Whenever a Jesuit priest or a Calvinist pastor does anything of significance--making a key decision, for instance--he is expected to write down what results he anticipates. Nine months later he traces back from the actual results to those anticipations. That very soon shows him what he did well and what his strengths are. It also shows him what he has to learn and what habits he has to change. Finally, it shows him what he has no gift for and cannot do well. I have followed that method for myself now for 50 years. It brings out what one's strengths are--and that is the most important thing an individual can know about himself or herself. It brings out areas where improvement is needed and suggests what kind of improvement is needed. Finally, it brings out things an individual cannot do and therefore should not even try to do. To know one's strengths, to know how to improve them, and to know what one cannot do--they are the keys to continuous learning.

THE SEVENTH EXPERIENCE
Taught by Schumpeter

One more experience, and then I am through with the story of my personal development. At Christmas 1949, when I had just begun to teach management at New York University, my father, then 73 years old, came to visit us from California. Right after New Year's, on January 3, 1950, he and I went to visit an old friend of his, the famous economist Joseph Schumpeter. My father had already retired, but Schumpeter, then 66 and world famous, was still teaching at Harvard and was very active as the president of the American Economic Association.

In 1902 my father was a very young civil servant in the Austrian Ministry of Finance, but he also did some teaching in economics at the university. Thus he had come to know Schumpeter, who was then, at age 19, the most brilliant of the young students. Two more-different people are hard to imagine: Schumpeter was flamboyant, arrogant, abrasive, and vain; my father was quiet, the soul of courtesy, and modest to the point of being self-effacing. Still, the two became fast friends and remained fast friends.
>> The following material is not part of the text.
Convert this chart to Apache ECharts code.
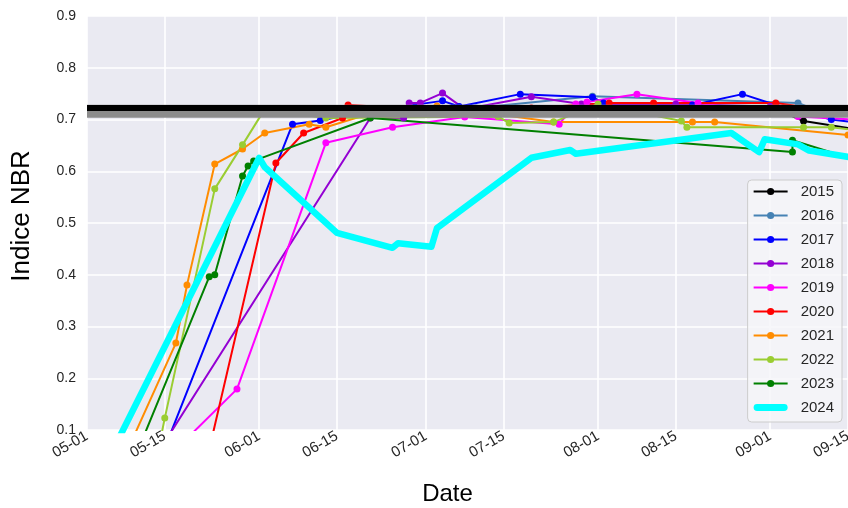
<!DOCTYPE html>
<html>
<head>
<meta charset="utf-8">
<script src="https://cdn.jsdelivr.net/npm/echarts@6/dist/echarts.min.js"></script>
<style>
html,body{margin:0;padding:0;background:#ffffff;}
#chart{width:848px;height:508px;}
</style>
</head>
<body>
<div id="chart"></div>
<script>
// ---------- data (month-day, NBR value) ----------
const years  = ['2015','2016','2017','2018','2019','2020','2021','2022','2023','2024'];
const colors = ['#000000','#4682B4','#0000FF','#9400D3','#FF00FF','#FF0000','#FF8C00','#9ACD32','#008000','#00FFFF'];

const d2015 = ['07-01','08-10','09-02','09-07','09-20'];
const v2015 = [0.720, 0.720, 0.720, 0.697, 0.675];

const d2016 = ['06-20','07-10','07-31','09-06','09-10'];
const v2016 = [0.720, 0.722, 0.745, 0.732, 0.715];

const d2017 = ['05-15','06-07','06-12','06-20','07-04','07-07','07-18','07-31','08-02','08-18','08-27','09-02','09-12','09-20'];
const v2017 = [0.065, 0.691, 0.698, 0.715, 0.736, 0.725, 0.749, 0.743, 0.732, 0.728, 0.749, 0.728, 0.700, 0.690];

const d2018 = ['05-15','06-21','06-27','06-28','06-30','07-04','07-08','07-20','07-29','08-15','09-01','09-15'];
const v2018 = [0.077, 0.703, 0.703, 0.732, 0.732, 0.751, 0.720, 0.744, 0.730, 0.730, 0.725, 0.720];

const d2019 = ['05-18','05-28','06-13','06-25','07-08','07-25','07-28','07-30','08-08','08-19','09-06','09-16'];
const v2019 = [0.073, 0.179, 0.655, 0.685, 0.705, 0.691, 0.730, 0.734, 0.749, 0.732, 0.706, 0.700];

const d2020 = ['05-21','06-04','06-09','06-16','06-17','07-01','07-20','08-03','08-11','09-02','09-10'];
const v2020 = [-0.030, 0.616, 0.674, 0.703, 0.728, 0.720, 0.722, 0.732, 0.732, 0.732, 0.720];

const d2021 = ['05-07','05-17','05-19','05-24','05-29','06-02','06-10','06-13','06-22','07-03','07-24','08-18','08-22','09-15'];
const v2021 = [0.030, 0.268, 0.380, 0.614, 0.643, 0.674, 0.691, 0.685, 0.715, 0.726, 0.695, 0.695, 0.695, 0.670];

const d2022 = ['05-14','05-15','05-24','05-29','06-02','06-13','07-14','07-16','07-24','08-01','08-16','08-17','09-07','09-12','09-18'];
const v2022 = [0.070, 0.123, 0.566, 0.651, 0.720, 0.703, 0.706, 0.693, 0.695, 0.730, 0.697, 0.685, 0.685, 0.685, 0.677];

const d2023 = ['05-09','05-23','05-24','05-29','05-30','05-31','06-21','09-05','09-05','09-20'];
const v2023 = [0.030, 0.396, 0.400, 0.591, 0.610, 0.620, 0.703, 0.637, 0.660, 0.610];

const d2024 = ['05-06','06-01','06-02','06-15','06-25','06-26','07-02','07-03','07-20','07-27','07-28','08-25','08-30','08-31','09-06','09-08','09-16'];
const v2024 = [0.068, 0.626, 0.608, 0.481, 0.452, 0.461, 0.454, 0.490, 0.626, 0.641, 0.634, 0.674, 0.637, 0.662, 0.652, 0.640, 0.626];

const refBlack = 0.722;   // reference level (black line)
const refGrey  = 0.716;   // reference level (grey band)

const xTicks = ['05-01','05-15','06-01','06-15','07-01','07-15','08-01','08-15','09-01','09-15'];
const xMin = '05-01', xMax = '09-15';
const yMin = 0.1, yMax = 0.9, yStep = 0.1;

const FONT = 'Liberation Sans';

// ---------- build ----------
// month-day -> UTC timestamp in a common year
function ts(md){ const p = md.split('-'); return Date.UTC(2024, +p[0]-1, +p[1]); }
function pad(n){ return (n<10?'0':'')+n; }
function fmt(v){ const d = new Date(v); return pad(d.getUTCMonth()+1)+'-'+pad(d.getUTCDate()); }

const dates = [d2015,d2016,d2017,d2018,d2019,d2020,d2021,d2022,d2023,d2024];
const vals  = [v2015,v2016,v2017,v2018,v2019,v2020,v2021,v2022,v2023,v2024];
function pairs(md, v){ return md.map((m,i)=>[ts(m), v[i]]); }

const series = [];
for (let i = 0; i < 9; i++) {
  series.push({
    name: years[i], type: 'line', data: pairs(dates[i], vals[i]),
    symbol: 'circle', symbolSize: 7, showSymbol: true, clip: true,
    lineStyle: {color: colors[i], width: 2},
    itemStyle: {color: colors[i]},
    emphasis: {disabled: true}, z: 2
  });
}
series.push({
  name: 'refGrey', type: 'line', data: [[ts(xMin), refGrey],[ts(xMax), refGrey]],
  symbol: 'none', lineStyle: {color: '#8c8c8c', width: 13, cap: 'butt'},
  emphasis: {disabled: true}, z: 3, silent: true
});
series.push({
  name: 'refBlack', type: 'line', data: [[ts(xMin), refBlack],[ts(xMax), refBlack]],
  symbol: 'none', lineStyle: {color: '#000000', width: 6, cap: 'butt'},
  emphasis: {disabled: true}, z: 3, silent: true
});
series.push({
  name: years[9], type: 'line', data: pairs(dates[9], vals[9]),
  symbol: 'none', showSymbol: false, clip: true,
  lineStyle: {color: colors[9], width: 6.5, cap: 'round', join: 'round'},
  itemStyle: {color: colors[9]},
  emphasis: {disabled: true}, z: 4
});

const legendData = years.map((y, i) => i === 9
  ? {name: y, icon: 'path://M4,0 L36,0 A4,4 0 0 1 36,8 L4,8 A4,4 0 0 1 4,0 Z'}
  : {name: y});

const chart = echarts.init(document.getElementById('chart'), null, {renderer: 'canvas'});
chart.setOption({
  animation: false,
  backgroundColor: '#ffffff',
  textStyle: {fontFamily: FONT},
  grid: {left: 87, right: 0, top: 16, bottom: 78, show: true, backgroundColor: '#EAEAF2', borderWidth: 0,
         containLabel: false, outerBoundsMode: 'none'},
  legend: {
    data: legendData, orient: 'vertical', right: 6, top: 180,
    itemWidth: 34, itemHeight: 9, itemGap: 9,
    padding: [4, 8, 7, 5],
    backgroundColor: 'rgba(246,246,249,0.85)', borderColor: '#cccccc', borderWidth: 1, borderRadius: 4,
    textStyle: {fontSize: 15, lineHeight: 15, color: '#262626', fontFamily: FONT, padding: [0, 0, 0, 8]},
    selectedMode: false
  },
  xAxis: {
    type: 'value', min: ts(xMin), max: ts(xMax),
    name: 'Date', nameLocation: 'middle', nameGap: 52,
    nameTextStyle: {fontSize: 24, color: '#000000', fontFamily: FONT, padding: [0, 40, 0, 0]},
    axisLine: {show: false},
    axisTick: {show: false, customValues: xTicks.map(ts)},
    axisLabel: {
      customValues: xTicks.map(ts),
      rotate: 30, margin: 5, fontSize: 15, color: '#262626', fontFamily: FONT,
      formatter: fmt
    },
    splitLine: {show: true, lineStyle: {color: '#ffffff', width: 1.6}}
  },
  yAxis: {
    type: 'value', min: yMin, max: yMax, interval: yStep,
    name: 'Indice NBR', nameLocation: 'middle', nameGap: 52, nameRotate: 90,
    nameTextStyle: {fontSize: 26, color: '#000000', fontFamily: FONT, padding: [0, 0, 0, 14]},
    axisLine: {show: false}, axisTick: {show: false},
    axisLabel: {margin: 11, fontSize: 14, color: '#262626', fontFamily: FONT,
                formatter: function(v){ return v.toFixed(1); }},
    splitLine: {show: true, lineStyle: {color: '#ffffff', width: 1.6}}
  },
  series: series
});
</script>
</body>
</html>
By 1949 Schumpeter had become a very different person. In his last year of teaching at Harvard, he was at the peak of his fame. The two old men had a wonderful time together, reminiscing about the old days. Suddenly, my father asked with a chuckle, "Joseph, do you still talk about what you want to be remembered for?" Schumpeter broke out in loud laughter. For Schumpeter was notorious for having said, when he was 30 or so and had published the first two of his great economics books, that what he really wanted to be remembered for was having been "Europe's greatest lover of beautiful women and Europe's greatest horseman--and perhaps also the world's greatest economist." Schumpeter said, "Yes, this question is still important to me, but I now answer it differently. I want to be remembered as having been the teacher who converted half a dozen brilliant students into first-rate economists.”

He must have seen an amazed look on my father's face, because he continued, "You know, Adolph, I have now reached the age where I know that being remembered for books and theories is not enough. One does not make a difference unless it is a difference in the lives of people." One reason my father had gone to see Schumpeter was that it was known that the economist was very sick and would not live long. Schumpeter died five days after we visited him.

I have never forgotten that conversation. I learned from it three things: First, one has to ask oneself what one wants to be remembered for. Second, that should change. It should change both with one's own maturity and with changes in the world. Finally, one thing worth being remembered for is the difference one makes in the lives of people.

I am telling this long story for a simple reason. All the people I know who have managed to remain effective during a long life have learned pretty much the same things I learned. That applies to effective business executives and to scholars, to top-ranking military people and to first-rate physicians, to teachers and to artists. Whenever I work with a person, I try to find out to what the individual attributes his or her success. I am invariably told stories that are remarkably like mine.